Norm Coleman‘s web site crashed several times this week. The Coleman campaign says the crashes were due to high volume of hits (the site was linked from the Drudge Report); Coleman detractors maintain the Coleman campaign faked the crashes. All in all, the spin and nerdy noodlings around Norm Coleman’s website going down this week is, for the tech-lovers on PIM staff, easily the most entertaining recount development since “Lizard People,” and it’s even educated the public about proper Web security and the hitherto-politically obscure machinations of the domain name server (DNS) system itself. First, let’s take a trip down memory lane…[Corrected, sorry, Noah]: Those of us in the gearhead set recall the electoral hacker kerfluffle launched with great aplomb in 2006, when then-Amy Klobuchar supporter (and current Uptake guy-but never a DFL staffer) Noah Kunin stumbled into an unsecured section of former U.S. Rep. Mark Kennedy‘s Senate campaign’s PR agency website that was supposed to remain secret. [He was “researching an article on Scott Howell‘s previous political ad campaigns when I found the ad in question,” he says.] (This practice of leaving sensitive files on publicly available directories has been accurately dubbed “security through obscurity”.) The usual suspects accused Kunin of nefarious sneaking around, and everyone learned that even the most straightforward probing of political websites could provide an avenue for the loosely-secured people to launch a political attack. [Kunin adds that Kennedy also used a DNS redirect to ‘fake’ taking down the website for ‘security’, but still left it running at the same IP address.]
Fast-forward to 2009: Quasi-U.S. Sen. Norm Coleman‘s team developed a reference for ballots they say are wrongly getting rejected. The site hit the Drudge Report and then promptly went offline on Wednesday. The Coleman team rapidly belted out a press release saying that massive interest had conked out colemanforsenate.com. Wily liberal web-heads Aaron Landry and Tony Webster decided to check things out, and discovered that the domain name colemanforsenate.com had been “pointed” to the very first IP address on the Internet, 22.214.171.124, thus ensuring anyone who attempted to visit it would land at a blank page. This led to much amusement and fruitful further diggings at MnPublius.com, which got dubbed “Crashgate”: “In short, they have configured their website to intentionally point at nothing.”
This, perhaps, could have been a legitimate mistake, but the inquisitors pointed out that the “time-to-live” (TTL) was much lower than usual. (TTL is the time interval at which a DNS lookup server is supposed to re-check its IP number references, to ensure that IP address updates get picked up around the world).

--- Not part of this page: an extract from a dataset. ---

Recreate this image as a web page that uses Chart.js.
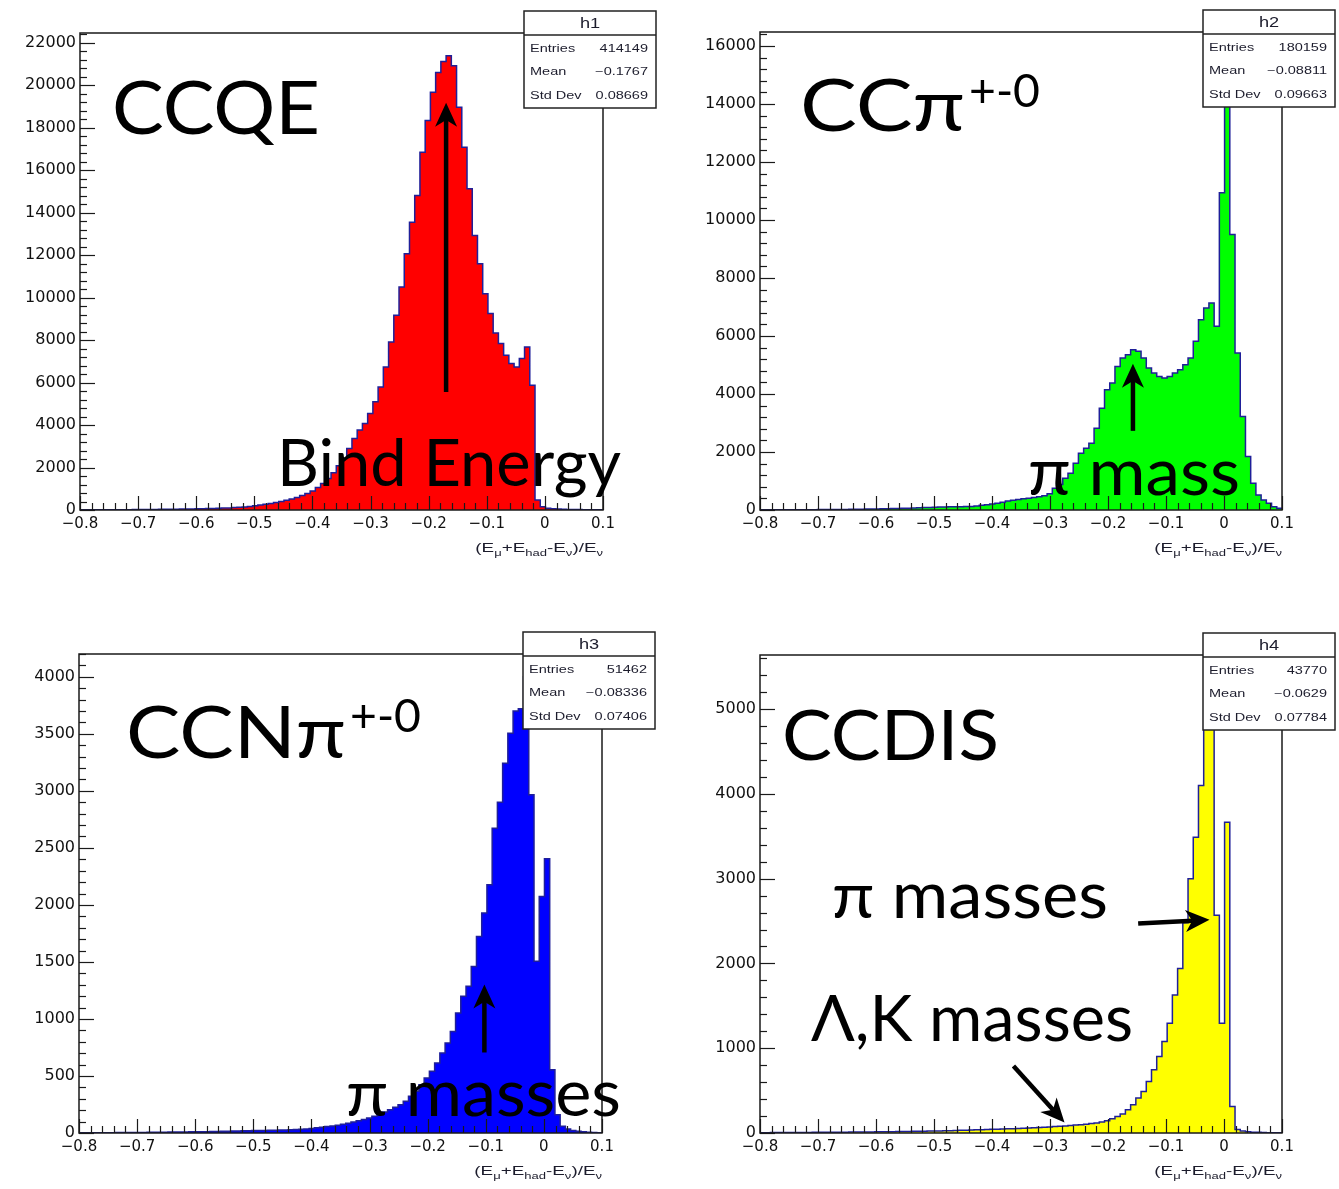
<!DOCTYPE html>
<html>
<head>
<meta charset="utf-8">
<title>Energy balance by interaction channel</title>
<script src="https://cdn.jsdelivr.net/npm/chart.js@4.4.1/dist/chart.umd.min.js"></script>
<style>
    body { margin: 0; background: #ffffff; }
    #page { position: relative; width: 1339px; height: 1189px; overflow: hidden; background: #ffffff; }
    #page canvas { position: absolute; }
</style>
</head>
<body>
<div id="page">
    <canvas id="pad1" width="670" height="595" style="left:0px;top:0px"></canvas>
    <canvas id="pad2" width="669" height="595" style="left:670px;top:0px"></canvas>
    <canvas id="pad3" width="670" height="594" style="left:0px;top:595px"></canvas>
    <canvas id="pad4" width="669" height="594" style="left:670px;top:595px"></canvas>
</div>
<script>
// -----------------------------
// BINNING + TICK LABELS
// -----------------------------
const xMin = -0.8;
const xMax = 0.1;
const nBins = 100;
const binWidth = (xMax - xMin) / nBins;

const xTickLabels = ["\u22120.8", "\u22120.7", "\u22120.6", "\u22120.5", "\u22120.4",
                     "\u22120.3", "\u22120.2", "\u22120.1", "0", "0.1"];

const ccqeYTicks = [0, 2000, 4000, 6000, 8000, 10000, 12000, 14000, 16000, 18000, 20000, 22000];
const ccPiYTicks = [0, 2000, 4000, 6000, 8000, 10000, 12000, 14000, 16000];
const ccNPiYTicks = [0, 500, 1000, 1500, 2000, 2500, 3000, 3500, 4000];
const ccDisYTicks = [0, 1000, 2000, 3000, 4000, 5000];

const statsLabels = ["Entries", "Mean", "Std Dev"];


// -----------------------------
// BIN CONTENTS (100 bins each)
// -----------------------------
const ccqeCounts = [
    6, 7, 8, 9, 10, 11, 12, 13, 15, 16,
    18, 20, 22, 24, 27, 30, 33, 36, 40, 43,
    46, 51, 56, 62, 68, 75, 83, 91, 100, 112,
    126, 145, 170, 198, 230, 268, 310, 355, 405, 460,
    520, 590, 680, 780, 900, 1060, 1250, 1480, 1750, 2080,
    2450, 2899, 3369, 3761, 4075, 4545, 5092, 5797, 6737, 7913,
    9167, 10497, 12067, 13553, 14807, 16845, 18333, 19664, 20604, 21122,
    21389, 20918, 18959, 17078, 15122, 12927, 11597, 10186, 9246, 8335,
    7834, 7286, 6895, 6737, 7130, 7677, 5876, 470, 150, 80,
    60, 45, 35, 28, 22, 18, 14, 11, 9, 7
];

const ccPiCounts = [
    5, 5, 6, 6, 7, 7, 8, 9, 10, 11,
    12, 13, 14, 15, 17, 19, 21, 23, 25, 28,
    31, 34, 37, 41, 45, 49, 54, 59, 64, 70,
    76, 82, 88, 94, 100, 104, 108, 111, 114, 117,
    120, 140, 160, 185, 207, 235, 270, 310, 340, 365,
    385, 405, 430, 460, 490, 560, 750, 880, 1094, 1267,
    1612, 1958, 2131, 2304, 2822, 3513, 4147, 4378, 4953, 5241,
    5356, 5529, 5471, 5241, 4896, 4723, 4607, 4550, 4607, 4723,
    4838, 5010, 5241, 5816, 6565, 6969, 7142, 6334, 10943, 15700,
    9502, 5415, 3225, 1843, 921, 518, 345, 230, 115, 58
];

const ccNPiCounts = [
    2, 2, 2, 3, 3, 3, 3, 4, 4, 4,
    5, 5, 5, 6, 6, 7, 7, 8, 8, 9,
    9, 10, 11, 11, 12, 13, 14, 15, 16, 17,
    18, 19, 20, 21, 22, 23, 24, 25, 26, 27,
    28, 30, 33, 36, 40, 45, 50, 56, 62, 69,
    77, 86, 96, 107, 119, 132, 146, 164, 184, 204,
    225, 248, 278, 322, 365, 423, 482, 541, 613, 701,
    789, 891, 1052, 1198, 1286, 1461, 1724, 1928, 2176, 2673,
    2901, 3243, 3506, 3700, 3720, 4000, 2965, 1505, 2074, 2404,
    555, 160, 60, 35, 22, 15, 10, 7, 5, 3
];

const ccDisCounts = [
    4, 4, 5, 5, 5, 6, 6, 6, 7, 7,
    8, 8, 8, 9, 9, 10, 10, 11, 11, 12,
    12, 13, 14, 14, 15, 16, 17, 18, 19, 20,
    21, 22, 23, 24, 25, 26, 28, 29, 31, 33,
    35, 37, 39, 41, 43, 45, 47, 49, 51, 53,
    56, 59, 62, 65, 68, 72, 76, 80, 84, 88,
    93, 98, 104, 111, 118, 129, 145, 169, 196, 224,
    274, 333, 412, 490, 608, 745, 902, 1078, 1294, 1627,
    1941, 2480, 3000, 3490, 4098, 4980, 5370, 2568, 1294, 3667,
    314, 40, 25, 15, 10, 8, 5, 4, 3, 2
];

// stats box contents: entries, mean, std dev
const ccqeStats = ["414149", "\u22120.1767", "0.08669"];
const ccPiStats = ["180159", "\u22120.08811", "0.09663"];
const ccNPiStats = ["51462", "\u22120.08336", "0.07406"];
const ccDisStats = ["43770", "\u22120.0629", "0.07784"];


// -----------------------------
// PAD SETUP
// -----------------------------
const pads = [
    {
        canvas: "pad1", name: "h1", counts: ccqeCounts, stats: ccqeStats,
        yTicks: ccqeYTicks, fill: "#ff0000", yWidth: 80,
        padding: { left: 0, top: 33, right: 67, bottom: 45 },
        notes: [
            { text: "CCQE", x: 112, y: 134, size: 74, width: 208 },
            { text: "Bind Energy", x: 277, y: 486, size: 66, width: 344 }
        ],
        arrows: [
            { x1: -0.170, y1: 5550, x2: -0.170, y2: 19180 }
        ]
    },
    {
        canvas: "pad2", name: "h2", counts: ccPiCounts, stats: ccPiStats,
        yTicks: ccPiYTicks, fill: "#00ff00", yWidth: 90,
        padding: { left: 0, top: 32, right: 57, bottom: 45 },
        notes: [
            { text: "CC\u03c0", x: 130, y: 131, size: 72, width: 165,
              sup: "+-0", supSize: 46, supWidth: 71, supRise: 24 },
            { text: "\u03c0 mass", x: 358, y: 495, size: 66, width: 212 }
        ],
        arrows: [
            { x1: -0.157, y1: 2730, x2: -0.157, y2: 5045 }
        ]
    },
    {
        canvas: "pad3", name: "h3", counts: ccNPiCounts, stats: ccNPiStats,
        yTicks: ccNPiYTicks, fill: "#0000ff", yWidth: 79,
        padding: { left: 0, top: 59, right: 68, bottom: 16 },
        notes: [
            { text: "CCN\u03c0", x: 126, y: 163, size: 72, width: 220,
              sup: "+-0", supSize: 46, supWidth: 71, supRise: 26 },
            { text: "\u03c0 masses", x: 346, y: 521, size: 64, width: 275 }
        ],
        arrows: [
            { x1: -0.1024, y1: 706, x2: -0.1024, y2: 1303 }
        ]
    },
    {
        canvas: "pad4", name: "h4", counts: ccDisCounts, stats: ccDisStats,
        yTicks: ccDisYTicks, fill: "#ffff00", yWidth: 90,
        padding: { left: 0, top: 60, right: 57, bottom: 16 },
        notes: [
            { text: "CCDIS", x: 112, y: 165, size: 70, width: 217 },
            { text: "\u03c0 masses", x: 162, y: 323, size: 64, width: 276 },
            { text: "\u039b,K masses", x: 141, y: 446, size: 64, width: 322 }
        ],
        arrows: [
            { x1: -0.148, y1: 2470, x2: -0.025, y2: 2515 },
            { x1: -0.363, y1: 791, x2: -0.275, y2: 123 }
        ]
    }
];

// x-axis title pieces: [text, isSubscript]
const axisTitle = [["(E", 0], ["\u03bc", 1], ["+E", 0], ["had", 1], ["-E", 0],
                   ["\u03bd", 1], [")/E", 0], ["\u03bd", 1]];


// -----------------------------
// DRAW HELPERS
// -----------------------------
function line(ctx, x1, y1, x2, y2) {
    ctx.beginPath();
    ctx.moveTo(x1, y1);
    ctx.lineTo(x2, y2);
    ctx.stroke();
}

// ROOT text comes out wide, so squeeze/stretch horizontally
function stretchText(ctx, text, x, y, sx, align) {
    ctx.save();
    ctx.translate(x, y);
    ctx.scale(sx, 1);
    ctx.textAlign = align;
    ctx.fillText(text, 0, 0);
    ctx.restore();
}

function drawAxesFrame(chart, p) {
    const ctx = chart.ctx;
    const a = chart.chartArea;
    const xs = chart.scales.x;
    const ys = chart.scales.y;

    ctx.save();
    ctx.strokeStyle = "#1a1a1a";
    ctx.lineWidth = 1.2;

    // x ticks, major every 0.1 and 4 minor in between
    for (let k = 0; k <= 45; k++) {
        const px = Math.round(xs.getPixelForValue(xMin + k * 0.02)) + 0.5;
        const len = k % 5 === 0 ? 14 : 7;
        line(ctx, px, a.bottom, px, a.bottom - len);
    }

    // y ticks, 4 minor between labelled ones
    const minor = (p.yTicks[1] - p.yTicks[0]) / 5;
    for (let k = 0; k * minor <= ys.max; k++) {
        const py = Math.round(ys.getPixelForValue(k * minor)) + 0.5;
        const len = k % 5 === 0 ? 15 : 7;
        line(ctx, a.left, py, a.left + len, py);
    }

    // frame
    ctx.lineWidth = 1.5;
    ctx.strokeRect(a.left, a.top, a.right - a.left, a.bottom - a.top);
    ctx.restore();
}

function drawStatsBox(chart, p) {
    const ctx = chart.ctx;
    const a = chart.chartArea;
    const w = 132, h = 97;
    const x = a.right + 53 - w;
    const y = a.top - 22;

    ctx.save();
    ctx.fillStyle = "#ffffff";
    ctx.fillRect(x, y, w, h);
    ctx.strokeStyle = "#222222";
    ctx.lineWidth = 1.5;
    ctx.strokeRect(x, y, w, h);
    line(ctx, x, y + 24, x + w, y + 24);

    ctx.fillStyle = "#1c1c2c";
    ctx.textBaseline = "middle";
    ctx.font = "14px 'Liberation Sans'";
    stretchText(ctx, p.name, x + w / 2, y + 13, 1.3, "center");

    ctx.font = "10px 'Liberation Sans'";
    statsLabels.forEach((lab, i) => {
        const ty = y + 38 + i * 23.5;
        stretchText(ctx, lab, x + 6, ty, 1.45, "left");
        stretchText(ctx, p.stats[i], x + w - 8, ty, 1.45, "right");
    });
    ctx.restore();
}

function drawAxisTitle(chart) {
    const ctx = chart.ctx;
    const a = chart.chartArea;
    const sx = 1.45;
    const mainFont = "13px 'Liberation Sans'";
    const subFont = "9px 'Liberation Sans'";

    ctx.save();
    ctx.fillStyle = "#1c1c2c";
    ctx.textBaseline = "alphabetic";

    let total = 0;
    axisTitle.forEach(([t, sub]) => {
        ctx.font = sub ? subFont : mainFont;
        total += ctx.measureText(t).width * sx;
    });

    let x = a.right - total;
    const base = a.bottom + 42;
    axisTitle.forEach(([t, sub]) => {
        ctx.font = sub ? subFont : mainFont;
        stretchText(ctx, t, x, sub ? base + 4 : base, sx, "left");
        x += ctx.measureText(t).width * sx;
    });
    ctx.restore();
}

function drawArrow(ctx, x1, y1, x2, y2) {
    const head = 24, half = 11;
    const ang = Math.atan2(y2 - y1, x2 - x1);
    const c = Math.cos(ang), s = Math.sin(ang);
    const bx = x2 - head * c, by = y2 - head * s;

    ctx.lineWidth = 4.5;
    line(ctx, x1, y1, x2 - head * 0.7 * c, y2 - head * 0.7 * s);

    ctx.beginPath();
    ctx.moveTo(x2, y2);
    ctx.lineTo(bx - half * s, by + half * c);
    ctx.lineTo(x2 - head * 0.72 * c, y2 - head * 0.72 * s);
    ctx.lineTo(bx + half * s, by - half * c);
    ctx.closePath();
    ctx.fill();
}

function drawNotes(chart, p) {
    const ctx = chart.ctx;
    const xs = chart.scales.x;
    const ys = chart.scales.y;

    ctx.save();
    ctx.fillStyle = "#000000";
    ctx.strokeStyle = "#000000";
    ctx.textBaseline = "alphabetic";

    p.arrows.forEach(ar => {
        drawArrow(ctx,
            xs.getPixelForValue(ar.x1), ys.getPixelForValue(ar.y1),
            xs.getPixelForValue(ar.x2), ys.getPixelForValue(ar.y2));
    });

    p.notes.forEach(n => {
        ctx.font = n.size + "px Lato";
        const sx = n.width / ctx.measureText(n.text).width;
        stretchText(ctx, n.text, n.x, n.y, sx, "left");
        if (n.sup) {
            ctx.font = n.supSize + "px Lato";
            const ssx = n.supWidth / ctx.measureText(n.sup).width;
            stretchText(ctx, n.sup, n.x + n.width + 4, n.y - n.supRise, ssx, "left");
        }
    });
    ctx.restore();
}

function rootPadPlugin(p) {
    return {
        id: "rootPad_" + p.canvas,
        afterDatasetsDraw(chart) {
            drawAxesFrame(chart, p);
        },
        afterDraw(chart) {
            drawStatsBox(chart, p);
            drawAxisTitle(chart);
            drawNotes(chart, p);
        }
    };
}


// -----------------------------
// BUILD ONE HISTOGRAM PAD
// -----------------------------
function drawPad(p) {
    const ctx = document.getElementById(p.canvas).getContext("2d");

    // left bin edges, plus the closing edge at xMax
    const points = p.counts.map((c, i) => ({ x: xMin + i * binWidth, y: c }));
    points.push({ x: xMax, y: p.counts[nBins - 1] });

    const yMax = Math.max(...p.counts) * 1.05;

    return new Chart(ctx, {
        type: "line",
        data: {
            datasets: [{
                data: points,
                stepped: "before",
                fill: "origin",
                backgroundColor: p.fill,
                borderColor: "#1f1f99",
                borderWidth: 1.5,
                pointRadius: 0,
                tension: 0
            }]
        },
        options: {
            responsive: false,
            animation: false,
            events: [],
            layout: { padding: p.padding },
            plugins: {
                legend: { display: false },
                tooltip: { enabled: false }
            },
            scales: {
                x: {
                    type: "linear",
                    min: xMin,
                    max: xMax,
                    grid: { display: false, drawTicks: false },
                    border: { display: false },
                    ticks: {
                        stepSize: 0.1,
                        autoSkip: false,
                        maxRotation: 0,
                        padding: 5,
                        color: "#111111",
                        font: { family: "'DejaVu Sans'", size: 15 },
                        callback: v => xTickLabels[Math.round((v - xMin) / 0.1)]
                    },
                    afterFit: s => { s.height = 40; }
                },
                y: {
                    type: "linear",
                    min: 0,
                    max: yMax,
                    grid: { display: false, drawTicks: false },
                    border: { display: false },
                    ticks: {
                        autoSkip: false,
                        padding: 4,
                        color: "#111111",
                        font: { family: "'DejaVu Sans'", size: 16 },
                        callback: v => String(v)
                    },
                    afterBuildTicks: s => { s.ticks = p.yTicks.map(v => ({ value: v })); },
                    afterFit: s => { s.width = p.yWidth; }
                }
            }
        },
        plugins: [rootPadPlugin(p)]
    });
}

pads.forEach(drawPad);
</script>
</body>
</html>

Usually the TTL value is many minutes or hours, but it can be manually set to a few minutes, which lets the IP address changes propagate a lot more quickly. Thus, they could toggle between pointing to 126.96.36.199 and the real server (now 188.8.131.52) and have it take effect across the Internet quite rapidly. It seemed really unlikely someone would lower the TTL unless Coleman’s campaign was being disingenuous.
An esoteric event, perhaps, too technical to get written about. However, the hit parade continued as savvy Web types poked around. Compounding matters, Ryan Flynn, the new guy at Minnesota Democrats Exposed, posted the press release pointing to the Coleman for Senate website, originally in this form:
…and that IP address is owned by FLS Connect. This URL is in an odd form which seems like the kind of link you’d get from an internal network, which in turn
suggests that MDE is somehow internally connected to the Coleman IT system, evidently provided by FLS Connect. Intrigue!
[Correction: no intrigue there, Brodkorb says. They just pasted the weird internal link as it came in the email press release – and there’s no network connection].
Further examinations revealed a multitude of Web no-nos, potentially breaching the privacy of Coleman’s big donor database: local “Organic Technology Consultant” Adria Richards at ButYoureAGirl.com publicized that the previous web server, located at 184.108.40.206, had left both a 205 MB database file located at /db/database.tar.gz available for all to obtain, and even better, an “Create Admin User” administrative page open to all. [The rumor is that the database file also contained credit card information!] Other faux pas like directory indexing and potentially harmful verbose error messages were also deduced by Richards.
Ever the cynics, PIM staff suspected the whole thing might have been an attempt to gin up more interest; if so, it backfired about as badly as theoretically possible, by revealing such a deficient level of protection for things that ought to be quite confidential. There’s concern that the Coleman people might try the “evil DFL hacker” message again, but it’s important to realize that no one did anything sneaky to get in: it’s their own fault for failing to secure their own website, and exposing their own very confidential database, possibly sharing thousands of donors’ credit card numbers to the whole Internet!
So finally, our conclusion: On the Internet, it is possible to fail at failing, as this joke pic from the epic FailBlog.org clearly conveys. Who knew?